Suppose that $\K = \{ x \in \R_+^n : \sum_{i=1}^n x_i = 1 \}$ is the probability simplex and

$\Phi(x) = \sum_{i=1}^n (x_i+\delta) \log (x_i+\delta)$

is the (negative) entropy with some shift by $\delta > 0$. In the next lecture, we will see why the negative entropy arises naturally as a mirror map.

Then $\nabla^2 \Phi(x)$ is a diagonal matrix with $\left(\nabla^2 \Phi(x)\right)_{ii} = \frac{1}{x_i+\delta}$. Let $F(t,\cdot) = -c(t)$ be a time-varying cost vector with $c(t) \geq 0$.

Therefore \eqref{eq:traj} gives

\begin{equation}\label{eq:shifted} x_i'(t) = (x_i(t)+\delta) \left(-c_i(t) + \hat{\mu}(t) - \hat{\lambda}_i(t)\right). \end{equation} Here, $\hat{\lambda}_i(t)$ is the Lagrangian multiplier corresponding to the constraint $x_i \geq 0$, and $\hat{\mu}(t)$ is the multiplier corresponding to $\sum_{i=1}^n x_i = 1$.

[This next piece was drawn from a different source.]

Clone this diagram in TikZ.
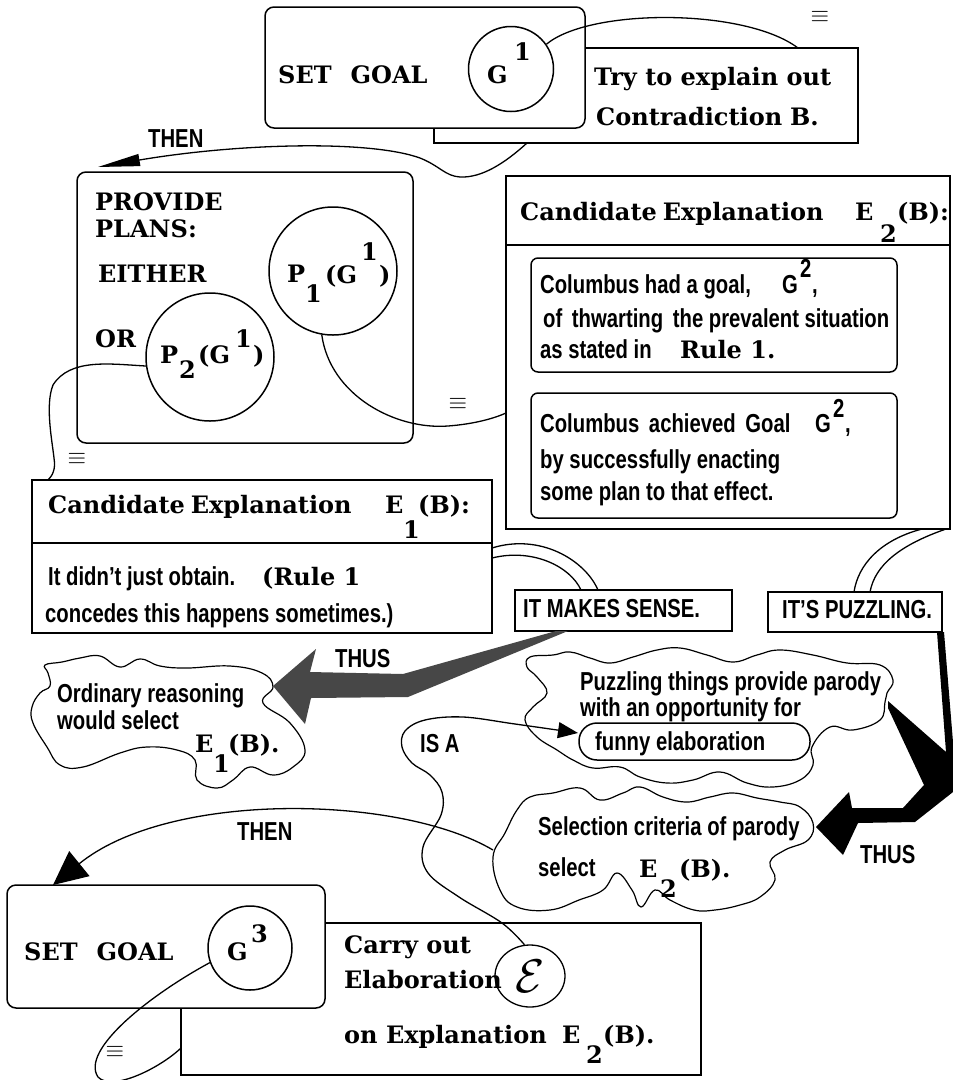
\documentclass[tikz,border=0pt]{standalone}
\usepackage{fontspec}
\usepackage{graphicx}
\setmainfont{DejaVu Serif}
\newfontfamily\condsans[FakeStretch=0.78]{Liberation Sans}
\usetikzlibrary{arrows.meta,shapes.geometric}

\tikzset{
  edge/.style={line width=1.3pt},
  cloudline/.style={line width=1.2pt},
  rbox/.style={draw, line width=1.5pt, rounded corners=9pt, fill=white, inner sep=0pt},
  sbox/.style={draw, line width=1.5pt, fill=white, inner sep=0pt},
  ring/.style={draw, circle, line width=1.5pt, fill=white, inner sep=0pt},
  serif/.style={font=\fontsize{24}{28}\selectfont\bfseries, inner sep=0pt, anchor=base west},
  sans/.style={font=\condsans\bfseries\fontsize{26}{30}\selectfont, inner sep=0pt, anchor=base west},
  eqv/.style={font=\fontsize{20}{24}\selectfont, inner sep=0pt},
}

\begin{document}
\begin{tikzpicture}[x=1pt,y=-1pt]
\useasboundingbox (0,0) rectangle (953,1080);
\fill[white] (0,0) rectangle (953,1080);

% ---- goal G1 and its description
\node[sbox, minimum width=424pt, minimum height=95pt] (tryA) at (646,95.5) {};
\node[rbox, minimum width=320pt, minimum height=121pt] (goalA) at (425,67.5) {};
\node[ring, minimum size=85pt] (g1) at (511,69) {};
\coordinate (tryTop) at (798,48);
\draw[edge] (g1.35) .. controls (590,8) and (745,8) .. (tryTop);
\coordinate (tryBot) at (527,143);
\coordinate (thenTip) at (98,167);
\draw[edge,-{Triangle[length=42pt,width=12pt]}] (tryBot) .. controls (505,163) and (482,178) .. (460,177)
   .. controls (445,176) and (440,166) .. (420,158) .. controls (370,140) and (240,143) .. (thenTip);

% ---- plans
\node[rbox, minimum width=336pt, minimum height=271pt] (plans) at (245,307.5) {};
\node[ring, minimum size=128pt] (p1) at (333,271) {};
\node[ring, minimum size=128pt] (p2) at (210,357) {};

% ---- candidate explanation E2
\node[sbox, minimum width=444pt, minimum height=69pt] (e2head) at (728,210.5) {};
\node[sbox, minimum width=444pt, minimum height=284pt] (e2body) at (728,387) {};
\node[rbox, rounded corners=7pt, minimum width=366pt, minimum height=114pt] (e2a) at (714,315) {};
\node[rbox, rounded corners=7pt, minimum width=366pt, minimum height=125pt] (e2b) at (714,455.5) {};

% ---- candidate explanation E1
\node[sbox, minimum width=460pt, minimum height=63pt] (e1head) at (262,511.5) {};
\node[sbox, minimum width=460pt, minimum height=90pt] (e1body) at (262,588) {};

% ---- plan links
\coordinate (e2p1) at (506,413);
\draw[edge] (p1.260) .. controls (330,395) and (395,430) .. (448,426) .. controls (475,424) and (495,418) .. (e2p1);
\coordinate (e1p2) at (48,480);
\draw[edge] (p2.188) .. controls (110,364) and (70,358) .. (53,385) .. controls (45,405) and (52,440) .. (54,458)
   .. controls (56,470) and (52,476) .. (e1p2);

% ---- verdict tabs
\node[sbox, minimum width=217pt, minimum height=41pt] (sense) at (623.5,610.5) {};
\node[sbox, minimum width=174pt, minimum height=40pt] (puzz) at (855,612) {};
\coordinate (e1t1) at (492,548); \coordinate (e1t2) at (492,558);
\coordinate (st1) at (598,590);  \coordinate (st2) at (581,590);
\draw[edge] (e1t1) .. controls (540,533) and (585,560) .. (st1);
\draw[edge] (e1t2) .. controls (532,548) and (570,566) .. (st2);
\coordinate (e2t1) at (922,529); \coordinate (e2t2) at (946,529);
\coordinate (pt1) at (854,592);  \coordinate (pt2) at (870,592);
\draw[edge] (e2t1) .. controls (880,540) and (858,565) .. (pt1);
\draw[edge] (e2t2) .. controls (900,545) and (875,565) .. (pt2);

% ---- thought clouds
\draw[cloudline] plot[smooth cycle, tension=0.7] coordinates {
  (45,665) (62,662) (80,658) (100,656) (120,667) (140,659) (160,666) (187,668) (230,666) (262,673)
  (273,687) (263,703) (290,723) (305,750) (293,767) (273,775) (250,767) (233,780) (217,788) (197,780)
  (195,760) (177,750) (147,747) (120,753) (83,767) (60,765) (47,747) (33,723) (32,707) (40,693)
  (50,686) (48,673)};
\draw[cloudline] plot[smooth cycle, tension=0.7] coordinates {
  (530,657) (553,655) (570,652) (590,658) (610,663) (633,657) (657,650) (680,648) (707,655) (733,662)
  (757,655) (780,650) (813,655) (847,663) (880,665) (893,680) (887,693) (885,702) (880,720) (853,730)
  (830,727) (812,747) (813,765) (800,780) (773,787) (747,783) (720,772) (693,780) (667,783) (640,777)
  (620,767) (593,768) (573,760) (557,750) (537,737) (525,720) (533,707) (547,693) (537,677) (527,667)};
\draw[cloudline] plot[smooth cycle, tension=0.7] coordinates {
  (493,857) (505,833) (517,810) (530,797) (553,793) (580,788) (600,800) (623,793) (640,787) (663,797)
  (687,802) (710,797) (733,793) (757,798) (780,802) (800,807) (813,823) (808,840) (785,850) (770,862)
  (775,880) (760,897) (740,905) (715,910) (694,910) (670,900) (655,890) (641,907) (632,890) (617,873)
  (603,890) (579,900) (550,910) (517,907) (500,890)};
\node[rbox, rounded corners=18pt, minimum width=231pt, minimum height=37pt] (funny) at (694.5,741.5) {};

% ---- THUS arrows
\fill[black!72] (273,686) -- (316,649) -- (310,672) -- (403,674) -- (556,631) -- (568,631)
   -- (408,697) -- (311,698) -- (305,724) -- cycle;
\fill[black] (888,701) -- (946,752) -- (937,632) -- (944,632) -- (953,742) -- (953,792) -- (915,822)
   -- (858,823) -- (843,855) -- (816,827) -- (849,792) -- (852,808) -- (903,808) -- (924,785)
   -- (888,708) -- cycle;

% ---- goal G3 and the elaboration
\node[sbox, minimum width=520pt, minimum height=152pt] (rectE) at (441,999) {};
\node[rbox, minimum width=318pt, minimum height=123pt] (goalB) at (166,946.5) {};
\node[ring, minimum size=84pt] (g3c) at (250,948) {};
\node[draw, ellipse, line width=1.3pt, fill=white, minimum width=70pt, minimum height=62pt, inner sep=0pt] (ecirc) at (530,976)
  {\fontsize{24}{28}\selectfont\scalebox{1.9}{$\mathcal{E}$}};
\coordinate (rectEl) at (181,1048);
\draw[edge] (g3c.200) .. controls (150,995) and (80,1050) .. (98,1077) .. controls (112,1092) and (160,1068) .. (rectEl);

% ---- IS A link and lower THEN
\coordinate (funnyTip) at (578,733);
\draw[edge,-{Triangle[length=20pt,width=16pt]}] plot[smooth, tension=0.6] coordinates {
  (ecirc.100) (502,923) (459,897) (428,873) (423,847) (441,815) (442,792) (430,775) (412,763)
  (402,747) (405,731) (425,720) (463,717) (515,724) (funnyTip)};
\coordinate (selL) at (493,850);
\coordinate (g3Tip) at (53,885);
\draw[edge,-{Triangle[length=34pt,width=32pt]}] (selL) .. controls (400,795) and (170,790) .. (g3Tip);

% ---- equivalence marks
\node[eqv] (eqA) at (820,17) {\scalebox{1.15}{$\equiv$}};
\node[eqv] (eqB) at (458,404) {\scalebox{1.15}{$\equiv$}};
\node[eqv] (eqC) at (77,459) {\scalebox{1.15}{$\equiv$}};
\node[eqv] (eqD) at (115,1052) {\scalebox{1.15}{$\equiv$}};

% ---- texts: top
\node[serif] (tSetA) at (278,83) {SET\hspace{19pt}GOAL};
\node[serif] (tGA) at (487,83) {G};
\node[serif] (tGA1) at (514,60) {1};
\node[serif] (tTry) at (594,85) {Try to explain out};
\node[serif] (tContra) at (596,125) {Contradiction\hspace{8pt}B.};
\node[sans] (tThen1) at (148,147) {THEN};
\node[serif] (tProvide) at (95,210) {PROVIDE};
\node[serif] (tPlans) at (95,237) {PLANS:};
\node[serif] (tEither) at (98,282) {EITHER};
\node[serif] (tOr) at (95,347) {OR};
\node[serif] (tP1) at (287,282) {P};
\node[serif] (tP1s) at (305,302) {1};
\node[serif] (tP1g) at (325,283) {(G};
\node[serif] (tP1g1) at (361,260) {1};
\node[serif] (tP1c) at (379,283) {)};
\node[serif] (tP2) at (160,363) {P};
\node[serif] (tP2s) at (179,378) {2};
\node[serif] (tP2g) at (198,363) {(G};
\node[serif] (tP2g1) at (235,347) {1};
\node[serif] (tP2c) at (253,363) {)};

% ---- texts: E2
\node[serif] (tCand2) at (520,220) {Candidate\hspace{6pt}Explanation};
\node[serif] (tE2) at (855,220) {E};
\node[serif] (tE2s) at (880,242) {2};
\node[serif] (tE2b) at (897,220) {(B):};
\node[sans] (tCol1) at (540,293) {Columbus had a goal,};
\node[sans] (tCol1G) at (782,293) {G};
\node[sans] (tCol1s) at (800,277) {2};
\node[sans] (tCol1c) at (812,293) {,};
\node[sans] (tThw) at (543,327) {of\hspace{4pt} thwarting\hspace{4pt} the prevalent situation};
\node[sans] (tStated) at (540,358) {as stated in};
\node[serif] (tRule) at (680,358) {Rule 1.};
\node[sans] (tCol2) at (540,432) {Columbus\hspace{4pt} achieved\hspace{4pt} Goal};
\node[sans] (tCol2G) at (815,432) {G};
\node[sans] (tCol2s) at (833,417) {2};
\node[sans] (tCol2c) at (845,432) {,};
\node[sans] (tBy) at (540,468) {by successfully enacting};
\node[sans] (tSome) at (540,500) {some plan to that effect.};

% ---- texts: E1
\node[serif] (tCand1) at (48,513) {Candidate\hspace{6pt}Explanation};
\node[serif] (tE1) at (385,513) {E};
\node[serif] (tE1s) at (403,538) {1};
\node[serif] (tE1b) at (418,513) {(B):};
\node[sans] (tObtain) at (48,585) {It didn’t just obtain.};
\node[serif] (tRule1) at (262,585) {(Rule 1};
\node[sans] (tConcede) at (45,622) {concedes this happens sometimes.)};

% ---- texts: verdicts and clouds
\node[sans] (tSense) at (523,617) {IT MAKES SENSE.};
\node[sans] (tPuzz) at (782,618) {IT’S PUZZLING.};
\node[sans] (tThus1) at (335,667) {THUS};
\node[sans] (tOrd) at (57,702) {Ordinary reasoning};
\node[sans] (tWould) at (57,729) {would select};
\node[serif] (tOE) at (195,752) {E};
\node[serif] (tOEs) at (213,772) {1};
\node[serif] (tOEb) at (228,752) {(B).};
\node[sans] (tPz1) at (580,690) {Puzzling things provide parody};
\node[sans] (tPz2) at (580,716) {with an opportunity for};
\node[sans] (tFunny) at (595,750) {funny elaboration};
\node[sans] (tIsa) at (420,752) {IS A};
\node[sans] (tSel) at (538,835) {Selection criteria of parody};
\node[sans] (tSelect) at (538,876) {select};
\node[serif] (tSE) at (639,877) {E};
\node[serif] (tSEs) at (660,897) {2};
\node[serif] (tSEb) at (679,877) {(B).};
\node[sans] (tThus2) at (860,863) {THUS};
\node[sans] (tThen2) at (237,840) {THEN};

% ---- texts: bottom
\node[serif] (tSetB) at (24,960) {SET\hspace{19pt}GOAL};
\node[serif] (tG3) at (227,960) {G};
\node[serif] (tG3s) at (251,942) {3};
\node[serif] (tCarry) at (344,953) {Carry out};
\node[serif] (tElab) at (344,988) {Elaboration};
\node[serif] (tOnExp) at (344,1043) {on Explanation};
\node[serif] (tOnE) at (562,1043) {E};
\node[serif] (tOnEs) at (586,1063) {2};
\node[serif] (tOnEb) at (603,1043) {(B).};
\end{tikzpicture}
\end{document}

This is precisley the algorithm described before (as an exercise, one might try rewriting it to match exactly), and \eqref{eq:div} constitutes half of the analysis. In the next lecture, we will discuss some general methods for the other half: Tracking the movement cost.